Europäischer Menschenrechtsgerichtshof rügt Verstöße bei Besetzung Nordzyperns 1974. Ankara verweist auf „Türkische Republik Nordzypern“

BERLIN taz ■ Der Europäische Menschenrechtsgerichtshof hat gestern die Türkei in Zusammenhang mit der Besetzung Nordzyperns im Jahr 1974 verurteilt. Die Türkei habe eine ganze Reihe Artikel der Europäischen Menschenrechtskonvention gebrochen, urteilten die Richter. Die Republik Zypern hatte Ankara in einer Staatenklage wegen massiver Verletzung der Grundrechte angeklagt. Ein Vertreter der Republik Zypern begrüßte das Urteil. Die Türkei hatte das Straßburger Verfahren boykottiert.

Die Kläger verwiesen gleich auf eine ganze Reihe von Menschenrechtsverletzungen. So verschwanden während der Besetzung des Nordens der Insel etwa 1.500 Menschen, die bis heute nicht wieder aufgetaucht sind. Einige von ihnen wurden noch kurz nach Ende der Kampfhandlungen von Beobachtern des Internationalen Roten Kreuzes in provisorischen türkischen Gefängnissen auf Zypern lebend gesehen. Rund 165.000 griechische Zyprioten wurden damals aus dem Norden nach Südzypern vertrieben. Der Gerichtshof urteilte, die Türkei hätte ermitteln müssen, warum so viele Menschen verschwanden. Das Verhalten der Türkei verletze das Recht auf Leben, Freiheit und Sicherheit. Tatsächlich ist es bis heute nicht gelungen, die Türkei zu Ermittlungen über die Verschwundenen zu bewegen. Mehrere Anläufe dazu unter UN-Vermittlung scheiterten.

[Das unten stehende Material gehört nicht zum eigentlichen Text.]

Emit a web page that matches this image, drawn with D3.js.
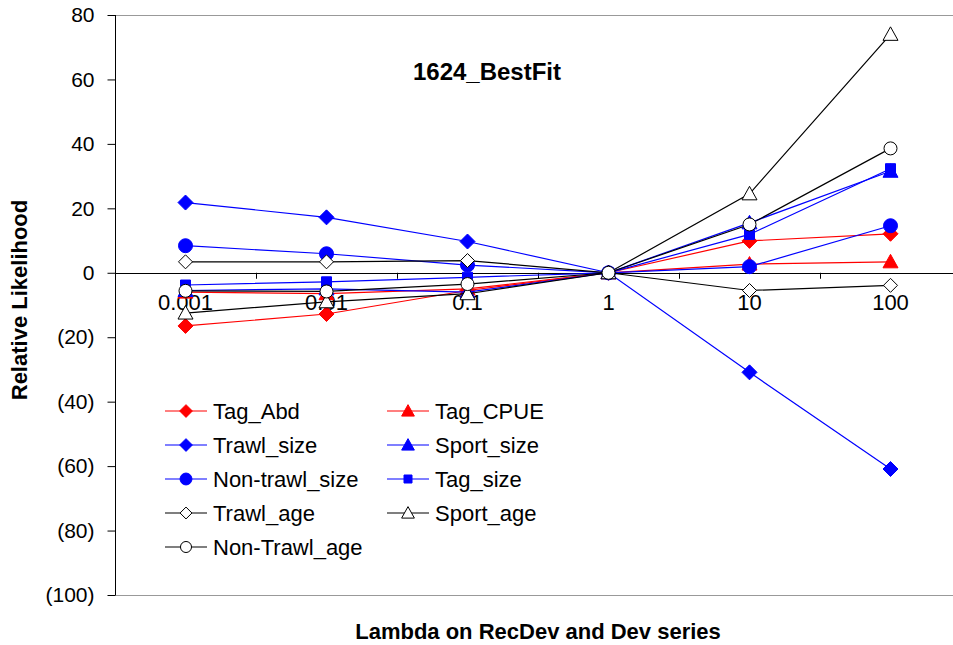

Zypern warf der Türkei weiter vor, bis heute eine Rückkehr der Vertriebenen in den Norden zu verhindern. Das Gericht verurteilte die Türkei auch wegen Missachtung der Rechte auf Privat- und Familienleben und Eigentum. Ferner ging es in der Klage um die Lebensbedingungen der im Norden lebenden griechischen Zyprer, denen das Wahlrecht verweigert wird. Fast alle dieser „Eingeschlossenen“ sind wegen ständiger Repressionen inzwischen in den Süden ausgewandert. Das Gericht verurteilte die Türkei für die Zensur griechischer Schulbücher wegen Verletzung der Meinungs- und Religionsfreiheit. Die Praxis der nordzyprischen Behörden, auch Zivilisten vor Militärgerichtshöfe zu stellen, wurde in Straßburg als Verletzung des Rechts auf ein faires Verfahren moniert.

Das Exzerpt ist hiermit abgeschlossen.